Seasonal nearshore sediment resuspension and water clarity at Lake Tahoe

Motivated by management challenges due to declining water clarity at Lake Tahoe, California-Nevada, we synthesized field observations and modeling of wind-driven nearshore sediment resuspension to inform decision-makers. We present the first field observations of nearshore sediment resuspension in both summer and winter and investigate seasonal differences in lake behavior. In addition, using a previously modified and validated wind-wave model, STWAVE, we developed management charts that illustrate relationships between fetch, wind intensity, and wave height and between water depth, wave height, and the potential for mobilization of different-sized particles. For a representative grain size of 150 mu m, the wind-driven surface waves were found to influence the sediments to a maximum water depth of 9 m. Additionally, we evaluated the potential for wind-driven nearshore sediment resuspension with changing lake levels, considering a range of possible future scenarios.
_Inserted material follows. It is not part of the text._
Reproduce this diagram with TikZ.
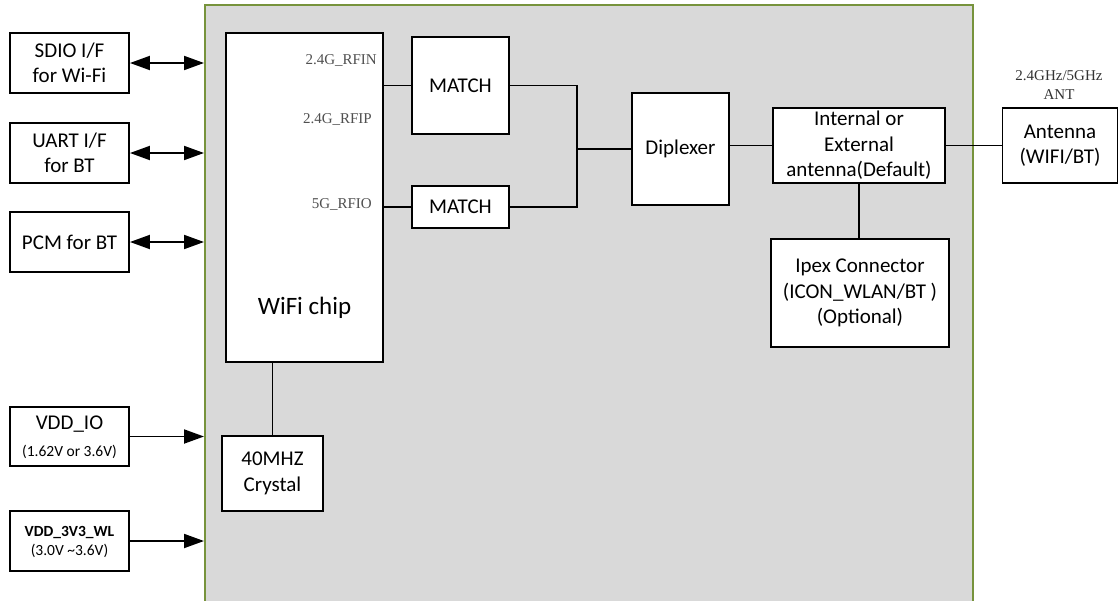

The a real extent of potential wind-driven sediment resuspension in Lake Tahoe's southern nearshore zone is maximum (8.3 km(2)) at a lake water level equal to the natural rim (1897 m). The potential for resuspension notwithstanding, the results demonstrated no increase in particle loading of the size class identified to most negatively impact water clarity (< 16 mu m). Therefore, we corroborate previous findings and conclude that wind-driven nearshore sediment resuspension does not contribute to the declining water clarity of Lake Tahoe and attribute this to a lack of available fine material within the lake sediments.